The implications of Opec's decision, therefore, go way beyond sending the oil price crashing even further.
"We have entered a new chapter in the history of the oil market, which is now starting to operate like any non-cartel commodity market," says Stuart Elliott at energy specialist Platts.
The fallout has been immediate in many parts of the industry, and promises to wreak further havoc in the coming months and, quite possibly, years.
'Serious risks'

Without Opec artificially supporting the oil price, and with potentially weaker demand due to sluggish global economic growth, the oil price is likely to remain below $100 for years to come.
The futures market suggests the price will recover slowly to hit about $70 by 2019, while most experts forecast a range of $40-$80 for the next few years. Anything more precise is futile.
At these kinds of prices, a great many oil wells become uneconomic. First at risk are those developing hard to access reserves, such as deepwater wells. Arctic oil, for example, does not work at less than $100 a barrel, says Brendan Cronin at Poyry Managing Consultants, so any plans for polar drilling are likely to be shelved for the foreseeable future.
World's top oil producers, 2014 (million barrels a day)

  • US: 11.75
  • Russia: 10.93
  • Saudi Arabia: 9.53
  • China: 4.20
  • Canada: 4.16
  • Iraq: 3.33
  • Iran: 2.81
  • Mexico: 2.78
  • UAE: 2.75
  • Kuwait: 2.61
Source: IEA
North Sea oil production is also at serious risk, certainly in terms of new wells that need an oil price of about $70-$80 to justify drilling.

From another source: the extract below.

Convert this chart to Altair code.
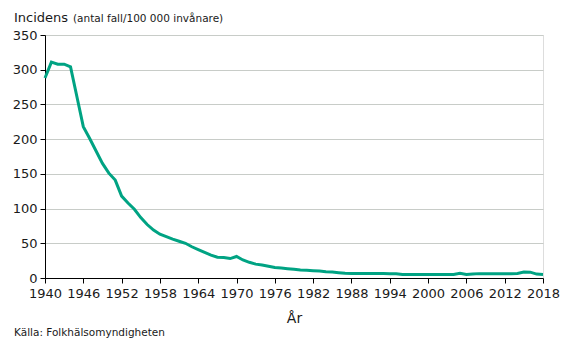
import altair as alt
import pandas as pd

years = list(range(1940, 2019))
incidens = [
    288, 311, 308, 308, 304, 261, 218, 201, 183, 165,
    151, 141, 118, 108, 99, 87, 77, 69, 63, 59.5,
    56, 53, 50, 45, 41, 37, 33, 30, 29.5, 28,
    31, 26, 22.6, 20, 18.7, 17, 15, 14.4, 13.4, 12.5,
    11.5, 11, 10.5, 10, 9, 8.6, 7.7, 6.8, 6.6, 6.5,
    6.5, 6.5, 6.4, 6.4, 6.3, 6.2, 5.0, 5.0, 5.0, 5.0,
    5.0, 5.0, 5.0, 5.0, 5.0, 6.7, 5.0, 5.8, 6.3, 6.3,
    6.3, 6.3, 6.3, 6.3, 6.5, 8.5, 8.4, 5.6, 5.2,
]
tick_years = list(range(1940, 2019, 6))

df = pd.DataFrame({"year": years, "value": incidens})
one = pd.DataFrame({"k": [0]})

FONT = "DejaVu Sans"
TXT = "#1a1a1a"

line = alt.Chart(df).mark_line(color="#00A383", strokeWidth=3).encode(
    x=alt.X(
        "year:Q",
        scale=alt.Scale(domain=[1940, 2018], nice=False, zero=False),
        axis=alt.Axis(
            values=tick_years, format="d", title="År", grid=False,
            labelFont=FONT, labelFontSize=13, labelColor=TXT,
            titleFont=FONT, titleFontSize=14, titleFontWeight="normal", titleColor=TXT,
            titlePadding=11, labelPadding=4,
            domainColor="#000000", tickColor="#000000", tickSize=5,
            labelFlush=False, labelOverlap=False,
        ),
    ),
    y=alt.Y(
        "value:Q",
        scale=alt.Scale(domain=[0, 350], nice=False),
        axis=alt.Axis(
            values=list(range(0, 351, 50)), title=None,
            labelFont=FONT, labelFontSize=13, labelColor=TXT, labelPadding=3,
            domainColor="#000000", tickColor="#000000", tickSize=5,
            gridColor="#C8CCC8", gridWidth=1.2,
        ),
    ),
)

title1 = alt.Chart(one).mark_text(
    text="Incidens", align="left", baseline="alphabetic",
    font=FONT, fontSize=13, color=TXT,
).encode(x=alt.value(-31), y=alt.value(-13))

title2 = alt.Chart(one).mark_text(
    text="(antal fall/100 000 invånare)", align="left", baseline="alphabetic",
    font=FONT, fontSize=10.5, color=TXT,
).encode(x=alt.value(28), y=alt.value(-13))

source = alt.Chart(one).mark_text(
    text="Källa: Folkhälsomyndigheten", align="left", baseline="alphabetic",
    font=FONT, fontSize=10.5, color=TXT,
).encode(x=alt.value(-31), y=alt.value(301))

chart = alt.layer(line, title1, title2, source).properties(
    width=498, height=243,
    autosize=alt.AutoSizeParams(type="none"),
    padding={"left": 45, "top": 35, "right": 24, "bottom": 79},
).configure_view(stroke=None).configure(background="white")

chart.save("out.html", embed_options={"renderer": "svg", "actions": False})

Indeed in a recent interview with Platts, the head of Oil & Gas UK said at $50, North Sea oil production could fall by 20%, dealing a hammer blow not just to the companies involved but to the Scottish economy as a whole.
Exploration into unproven reserves in regions such as Southern and West Africa will also grind to a halt.
Questions are also being asked about fracking. Costs vary a great deal, but research by Scotiabank suggests the average breakeven price for US shale producers is about $60. At the same price, energy research group Wood Mackenzie estimates that investment in new wells would halve, wiping out production growth.
"The vast majority [of US shale wells] just don't work at $40-$50," says Mr Cronin.
Oil majors are already suffering, having announced tens of billions of dollars of cuts in exploration spending. But while the share prices of BP, Total and Chevron are all down about 15% since last summer, the majors have the resources to see out a sustained period of low oil prices.
There are hundreds of other much smaller oil groups across the world with a far more uncertain future, not least in the US. Shale companies there have borrowed $160bn in the past five years, all predicated on selling oil at a higher price than we have today. Banks' patience can only be tested so far.
Oilfield services companies are also "feeling severe pain", according to Mr Whittaker, with share prices in the sector down an average 30%-50%. Last month, US giant Schlumberger announced 9,000 job cuts, some 8% of its entire workforce.
But it's not just oil companies that are being hit by lower oil prices - the renewables sector is suffering as well.
In the Middle East and parts of Central and South America, oil is in direct competition with renewables to generate electricity, so solar power in particular will suffer at the hands of cheap oil.
Fuel price calculator 

Elsewhere, falling oil prices are helping drive down the price of gas, the direct rival of renewables. Subsidies, therefore, may have to rise to compensate.
Indeed lower oil and gas prices undermine a fundamental economic argument propounded by many governments to support renewables - that fossil fuels will continue to rise in price.
The impact is already being felt - shares in Vestas, the world's largest wind turbine manufacturer, are down 15% since the summer, while those in Chinese solar panel giant JA Solar have slumped 20%.
Lower oil prices are also a grave concern for electric carmakers, with sales of hybrids in the US falling while those of gas-guzzling SUVs surge.
'Profound impact'

The knock-on effects within the energy industry of a sustained period of lower oil prices are, then, both widespread and profound.
But while Saudi Arabia's decision to call time on supporting the oil price marks an important milestone in the industry, oil's self-stabilising price mechanism remains very much intact - prices fall, production drops, supply falls, prices rise.
As a direct result of lower prices, exploration and production will be curtailed, and while it may take a number of years to filter through, supply will fall and prices will rise. After all, while there may be hundreds of new small suppliers entering the fray, there are still too few big players controlling oil supply for a truly free market to develop.
But real change is on the way. There is a growing realisation that fossil fuels need to be left in the ground if the world is to meet climate change targets and avoid dangerous levels of global warming.
Against this backdrop, it is only a matter of time before a meaningful carbon price - hitting polluters for emitting CO2 - is introduced, a price that will have a profound impact on the global oil market.
Equally, for the first time oil is facing a genuine competitor in the transport sector, which currently accounts for more than half of all oil consumption. Electric vehicles may be a niche market now, but as battery technology in particular advances, they will move inexorably into the mainstream, significantly reducing demand for oil.
The oil market is undergoing significant transformation, but more fundamental change is on the horizon.

Monday 23 February 2015

The bishops’ letter to British politicians is a true act of leadership

Jon Cruddas in The Guardian


I welcome the pastoral letter by the bishops of the Church of England at many levels.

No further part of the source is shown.